You have yet to definitively show where "false teaching" that is "contrary to the scriptures" has been posted, and yet to definitively show that either God or the bible has been "redefined" in any way.
 

sojourner

Annoyingly Progressive Since 2006
How complicated is it to understand the many plain thoughts expressed in the Bible, such as...forgive one another or God so loved the world that He gave His only begotten Son that whoever believes in Him shall not perish but have everlasting life? Seems to me you are just coming up with excuses to avoid accepting the obvious plain truths of the scriptures.
There is nothing in an ancient text, written in a foreign language, and from the perspective of a foreign culture, that is "plain." Seems to me you are just coming up with excuses to avoid doing the hard work of exegesis, when its results conflict with prior belief.

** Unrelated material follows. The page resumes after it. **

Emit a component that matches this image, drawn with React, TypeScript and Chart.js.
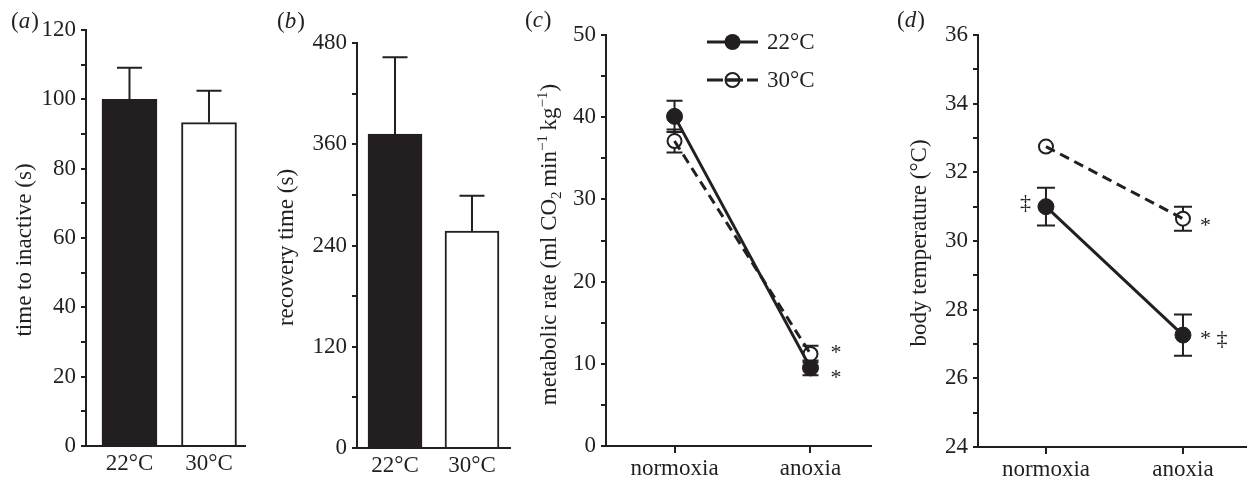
import React, { useEffect, useRef } from 'react';
import { Chart, registerables } from 'chart.js';

Chart.register(...registerables);

const FONT = "'Liberation Serif', 'Times New Roman', Times, serif";
const INK = '#231f20';
const FS = 23;

// ---------------- data ----------------
const temperatureLabels = ['22°C', '30°C'];
const conditionLabels = ['normoxia', 'anoxia'];
const seriesNames = ['22°C', '30°C'];

// (a) time to inactive (s)
const timeToInactive = [100, 93.3];
const timeToInactiveSE = [9.1, 9.2];
// (b) recovery time (s)
const recoveryTime = [372, 257];
const recoveryTimeSE = [91, 42];
// (c) metabolic rate
const metabolic22 = [40.1, 9.5];
const metabolic22SE = [1.9, 0.9];
const metabolic30 = [37.1, 11.2];
const metabolic30SE = [1.4, 1.0];
const metabolic22Marks = ['', '*'];
const metabolic30Marks = ['', '*'];
// (d) body temperature
const bodyTemp22 = [31.0, 27.26];
const bodyTemp22SE = [0.55, 0.6];
const bodyTemp30 = [32.75, 30.65];
const bodyTemp30SE = [0, 0.35];
const bodyTemp22MarksLeft = ['‡', ''];
const bodyTemp22Marks = ['', '* ‡'];
const bodyTemp30Marks = ['', '*'];

// y tick labels (minor ticks in between)
const yTicksA = [0, 20, 40, 60, 80, 100, 120];
const yTicksB = [0, 120, 240, 360, 480];
const yTicksC = [0, 10, 20, 30, 40, 50];
const yTicksD = [24, 26, 28, 30, 32, 34, 36];

// ---------------- helpers ----------------
type Seg = { t: string; k?: 'sub' | 'sup' };
const toXY = (vals: number[]) => vals.map((y, x) => ({ x, y }));

function segFont(s: Seg) {
  return `${s.k ? 15 : FS}px ${FONT}`;
}

function drawRotated(ctx: CanvasRenderingContext2D, segs: Seg[], cx: number, cy: number) {
  let total = 0;
  for (const s of segs) {
    ctx.font = segFont(s);
    total += ctx.measureText(s.t).width;
  }
  ctx.save();
  ctx.translate(cx, cy);
  ctx.rotate(-Math.PI / 2);
  ctx.textAlign = 'left';
  ctx.textBaseline = 'alphabetic';
  ctx.fillStyle = INK;
  let x = -total / 2;
  for (const s of segs) {
    ctx.font = segFont(s);
    const dy = s.k === 'sub' ? 5 : s.k === 'sup' ? -9 : 0;
    ctx.fillText(s.t, x, dy);
    x += ctx.measureText(s.t).width;
  }
  ctx.restore();
}

function errorPlugin(p: any) {
  return {
    id: 'errorBars',
    beforeDatasetsDraw(chart: any) {
      const ctx = chart.ctx;
      const ys = chart.scales.y;
      ctx.save();
      ctx.strokeStyle = INK;
      ctx.lineWidth = 2;
      for (const s of p.errors) {
        const meta = chart.getDatasetMeta(s.dataset);
        meta.data.forEach((el: any, i: number) => {
          const err = s.errors[i];
          if (!err) return;
          const v = s.values[i];
          const top = ys.getPixelForValue(v + err);
          const bot = ys.getPixelForValue(s.upOnly ? v : v - err);
          const h = s.cap / 2;
          ctx.beginPath();
          ctx.moveTo(el.x, top);
          ctx.lineTo(el.x, bot);
          ctx.moveTo(el.x - h, top);
          ctx.lineTo(el.x + h, top);
          if (!s.upOnly) {
            ctx.moveTo(el.x - h, bot);
            ctx.lineTo(el.x + h, bot);
          }
          ctx.stroke();
        });
      }
      ctx.restore();
    },
  };
}

function decorPlugin(p: any) {
  return {
    id: 'decor',
    afterDraw(chart: any) {
      const ctx = chart.ctx as CanvasRenderingContext2D;
      const a = chart.chartArea;
      ctx.save();
      ctx.fillStyle = INK;
      // panel letter
      ctx.textAlign = 'left';
      ctx.textBaseline = 'alphabetic';
      let lx = p.letterX;
      const parts: [string, boolean][] = [['(', false], [p.letter, true], [')', false]];
      for (const [t, it] of parts) {
        ctx.font = `${it ? 'italic ' : ''}${FS}px ${FONT}`;
        ctx.fillText(t, lx, p.letterY);
        lx += ctx.measureText(t).width + (it ? 1 : 0);
      }
      // y title
      drawRotated(ctx, p.title, a.left + p.titleDx, (a.top + a.bottom) / 2 + p.titleDy);
      // significance marks
      ctx.font = `22px ${FONT}`;
      for (const m of p.marks) {
        const meta = chart.getDatasetMeta(m.dataset);
        meta.data.forEach((el: any, i: number) => {
          const t = m.marks[i];
          if (!t) return;
          ctx.textAlign = m.align;
          ctx.textBaseline = 'alphabetic';
          ctx.fillText(t, el.x + m.dx, el.y + m.dy);
        });
      }
      // legend
      if (p.legend) {
        p.legend.forEach((it: any, i: number) => {
          const y = a.top + p.legend.y0 + i * p.legend.gap;
          const x0 = a.left + p.legend.x0;
          const x1 = x0 + p.legend.len;
          ctx.save();
          ctx.strokeStyle = INK;
          ctx.lineWidth = 3;
          ctx.setLineDash(it.dash);
          ctx.beginPath();
          ctx.moveTo(x0, y);
          ctx.lineTo(x1, y);
          ctx.stroke();
          ctx.setLineDash([]);
          ctx.beginPath();
          const cx = (x0 + x1) / 2;
          if (it.filled) {
            ctx.arc(cx, y, 8, 0, Math.PI * 2);
            ctx.fillStyle = INK;
            ctx.fill();
          } else {
            ctx.arc(cx, y, 7, 0, Math.PI * 2);
            ctx.lineWidth = 2;
            ctx.stroke();
            ctx.beginPath();
            ctx.lineWidth = 3;
            ctx.moveTo(cx - 7, y);
            ctx.lineTo(cx + 7, y);
            ctx.stroke();
          }
          ctx.restore();
          ctx.font = `${FS}px ${FONT}`;
          ctx.textAlign = 'left';
          ctx.textBaseline = 'alphabetic';
          ctx.fillStyle = INK;
          ctx.fillText(it.label, x1 + 9, y + 7);
        });
      }
      ctx.restore();
    },
  };
}

function buildConfig(p: any) {
  return {
    type: p.type,
    data: { datasets: p.datasets },
    options: {
      responsive: false,
      animation: false,
      events: [],
      devicePixelRatio: 1,
      layout: { padding: { top: p.padTop, right: p.padRight, left: 0, bottom: 0 } },
      plugins: { legend: { display: false }, tooltip: { enabled: false } },
      scales: {
        x: {
          type: 'linear',
          min: p.xMin,
          max: p.xMax,
          offset: false,
          afterFit: (s: any) => {
            s.height = p.xHeight;
          },
          afterBuildTicks: (s: any) => {
            s.ticks = p.xLabels.map((_: string, i: number) => ({ value: i }));
          },
          ticks: {
            callback: (v: number) => p.xLabels[Math.round(v)] ?? '',
            autoSkip: false,
            maxRotation: 0,
            minRotation: 0,
            padding: p.xPad,
            color: INK,
            font: { family: FONT, size: FS },
          },
          grid: {
            display: true,
            offset: false,
            drawOnChartArea: false,
            drawTicks: p.xTicks,
            tickLength: 7,
            color: INK,
            lineWidth: 2,
          },
          border: { display: true, color: INK, width: 2 },
        },
        y: {
          min: p.yMin,
          max: p.yMax,
          afterFit: (s: any) => {
            s.width = p.yWidth;
          },
          ticks: {
            stepSize: p.yStep,
            maxTicksLimit: 100,
            autoSkip: false,
            callback: (v: number) =>
              p.yLabels.some((l: number) => Math.abs(l - v) < 1e-6) ? String(Math.round(v)) : '',
            padding: 5,
            color: INK,
            font: { family: FONT, size: FS },
          },
          grid: { drawOnChartArea: false, drawTicks: true, tickLength: 5, color: INK, lineWidth: 2 },
          border: { display: true, color: INK, width: 2 },
        },
      },
    },
    plugins: [errorPlugin(p), decorPlugin(p)],
  };
}

function lineDatasets(v22: number[], v30: number[]) {
  return [
    {
      label: seriesNames[0],
      data: toXY(v22),
      showLine: false,
      pointRadius: 8,
      pointBackgroundColor: INK,
      pointBorderColor: INK,
      pointBorderWidth: 1,
      order: 1,
    },
    {
      label: seriesNames[1],
      data: toXY(v30),
      showLine: false,
      pointRadius: 7,
      pointBackgroundColor: '#ffffff',
      pointBorderColor: INK,
      pointBorderWidth: 2,
      order: 2,
    },
    {
      label: seriesNames[0] + ' line',
      data: toXY(v22),
      borderColor: INK,
      borderWidth: 3,
      pointRadius: 0,
      fill: false,
      order: 0,
    },
    {
      label: seriesNames[1] + ' line',
      data: toXY(v30),
      borderColor: INK,
      borderWidth: 3,
      borderDash: [10, 6],
      pointRadius: 0,
      fill: false,
      order: 0,
    },
  ];
}

const panelA = {
  left: 0, width: 258,
  letter: 'a', letterX: 11, letterY: 28,
  title: [{ t: 'time to inactive (s)' }], titleDx: -55, titleDy: 12,
  padTop: 30, padRight: 13, yWidth: 86, xHeight: 35,
  xMin: -0.547, xMax: 1.453, xLabels: temperatureLabels, xTicks: false, xPad: 4,
  yMin: 0, yMax: 120, yStep: 10, yLabels: yTicksA,
  type: 'bar',
  datasets: [
    {
      data: toXY(timeToInactive),
      backgroundColor: [INK, '#ffffff'],
      borderColor: INK,
      borderWidth: 2,
      barThickness: 55,
    },
  ],
  errors: [{ dataset: 0, values: timeToInactive, errors: timeToInactiveSE, upOnly: true, cap: 25 }],
  marks: [],
};

const panelB = {
  left: 258, width: 262,
  letter: 'b', letterX: 19, letterY: 28,
  title: [{ t: 'recovery time (s)' }], titleDx: -64, titleDy: 2,
  padTop: 43, padRight: 10, yWidth: 99, xHeight: 33,
  xMin: -0.494, xMax: 1.494, xLabels: temperatureLabels, xTicks: false, xPad: 4,
  yMin: 0, yMax: 480, yStep: 60, yLabels: yTicksB,
  type: 'bar',
  datasets: [
    {
      data: toXY(recoveryTime),
      backgroundColor: [INK, '#ffffff'],
      borderColor: INK,
      borderWidth: 2,
      barThickness: 54,
    },
  ],
  errors: [{ dataset: 0, values: recoveryTime, errors: recoveryTimeSE, upOnly: true, cap: 25 }],
  marks: [],
};

const panelC: any = {
  left: 520, width: 360,
  letter: 'c', letterX: 5, letterY: 27,
  title: [
    { t: 'metabolic rate (ml CO' },
    { t: '2', k: 'sub' },
    { t: '\u2009min' },
    { t: '\u22121', k: 'sup' },
    { t: '\u2009kg' },
    { t: '\u22121', k: 'sup' },
    { t: ')' },
  ],
  titleDx: -50, titleDy: 4,
  padTop: 35, padRight: 7, yWidth: 86, xHeight: 35,
  xMin: -0.504, xMax: 1.445, xLabels: conditionLabels, xTicks: true, xPad: 2,
  yMin: 0, yMax: 50, yStep: 5, yLabels: yTicksC,
  type: 'line',
  datasets: lineDatasets(metabolic22, metabolic30),
  errors: [
    { dataset: 1, values: metabolic30, errors: metabolic30SE, upOnly: false, cap: 16 },
    { dataset: 0, values: metabolic22, errors: metabolic22SE, upOnly: false, cap: 16 },
  ],
  marks: [
    { dataset: 1, marks: metabolic30Marks, dx: 20, dy: 5, align: 'left' },
    { dataset: 0, marks: metabolic22Marks, dx: 20, dy: 16, align: 'left' },
  ],
};
const legendC: any = [
  { label: seriesNames[0], dash: [], filled: true },
  { label: seriesNames[1], dash: [16, 4], filled: false },
];
legendC.x0 = 101;
legendC.len = 51;
legendC.y0 = 7;
legendC.gap = 38;
panelC.legend = legendC;

const panelD = {
  left: 880, width: 375,
  letter: 'd', letterX: 17, letterY: 27,
  title: [{ t: 'body temperature (°C)' }], titleDx: -52, titleDy: 2,
  padTop: 35, padRight: 5, yWidth: 98, xHeight: 34,
  xMin: -0.496, xMax: 1.46, xLabels: conditionLabels, xTicks: true, xPad: 2,
  yMin: 24, yMax: 36, yStep: 1, yLabels: yTicksD,
  type: 'line',
  datasets: lineDatasets(bodyTemp22, bodyTemp30),
  errors: [
    { dataset: 1, values: bodyTemp30, errors: bodyTemp30SE, upOnly: false, cap: 18 },
    { dataset: 0, values: bodyTemp22, errors: bodyTemp22SE, upOnly: false, cap: 18 },
  ],
  marks: [
    { dataset: 0, marks: bodyTemp22MarksLeft, dx: -15, dy: 2, align: 'right' },
    { dataset: 0, marks: bodyTemp22Marks, dx: 17, dy: 10, align: 'left' },
    { dataset: 1, marks: bodyTemp30Marks, dx: 17, dy: 13, align: 'left' },
  ],
};

function Panel({ cfg }: { cfg: any }) {
  const ref = useRef<HTMLCanvasElement>(null);
  useEffect(() => {
    const chart = new Chart(ref.current as HTMLCanvasElement, buildConfig(cfg) as any);
    return () => chart.destroy();
  }, [cfg]);
  return (
    <canvas
      ref={ref}
      width={cfg.width}
      height={481}
      style={{ position: 'absolute', left: cfg.left, top: 0, width: cfg.width, height: 481 }}
    />
  );
}

export default function App() {
  return (
    <div
      style={{
        position: 'fixed',
        left: 0,
        top: 0,
        width: 1255,
        height: 481,
        background: '#ffffff',
        overflow: 'hidden',
      }}
    >
      <Panel cfg={panelA} />
      <Panel cfg={panelB} />
      <Panel cfg={panelC} />
      <Panel cfg={panelD} />
    </div>
  );
}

Looking at your example, what does that term "only-begotten Son" mean for the writer? Do you know? What constitutes "belief" for the writer? Do you know? Same with "perish" and "everlasting life." What was the writers perspective, what did he mean, and how does that differ from our perspective of the same? Having actually done the work of exegesis, I think it means something different than you think it means.
 

sojourner

Annoyingly Progressive Since 2006
Over many years biblical scholars have translated and interpreted by group effort coming to agreement on the historic essential doctrines of the Bible.
No they haven't. RCC doctrine with regard to, say, the Eucharist varies violently from that of the typical, American Pentecostal. There isn't even agreement on what the "essential doctrines of the bible" are.
 

sojourner

Annoyingly Progressive Since 2006
Well, the term contemplative when used by those who call themselves contemplatives includes mysticism along with a variety of practices which I believe are incompatible and contradictory with biblical Christianity.
Operative term: "what you believe." Other people (for example, Orthodox scholars) disagree with you with regard to what does or does not constitute "biblical" Christianity.
 

sojourner

Annoyingly Progressive Since 2006
I ask this because if you can, then we can have an actual discussion why, or why not, what I am saying is valid. Otherwise, you or I are just disagreeing from ignorance.
In other words, I don't reference it to prove I am right, but to demonstrate your objections are in fact not based on what you claim they are.
"Nuh-uh" is never a valid argument. Good job here!
 

sojourner

Annoyingly Progressive Since 2006
The early ethnologist R. R. Marett is noted for his dictum that “religion is not so much thought out as danced out.”
I love this metaphor. It's apropos to the discussion at hand for this reason:
When I was in seminary, and we were doing an exercise in How to Think Theologically, we were asked to come up with a phrase that metaphorically outlined how we felt about our spiritual walk. One guy said (I shall never forget this!), "I'd dance with God more, but he always wants to lead."

The problem with much of fundamentalism (as I have experienced it) is that it's full of people who talk about the "leading of the Spirit," but who, in reality, want to lead the Spirit around by the nose with their simplistic and shallow understanding of "what the bible says."
 

sojourner

Annoyingly Progressive Since 2006
Whammy should be a thing. We should make it a thing.



This.
"Whammy!" is "a thing." It's from the movie Anchorman: The Legend of Ron Burgundy. It's a signature line that Champ Kind, the sportscaster, uses when somebody does something big.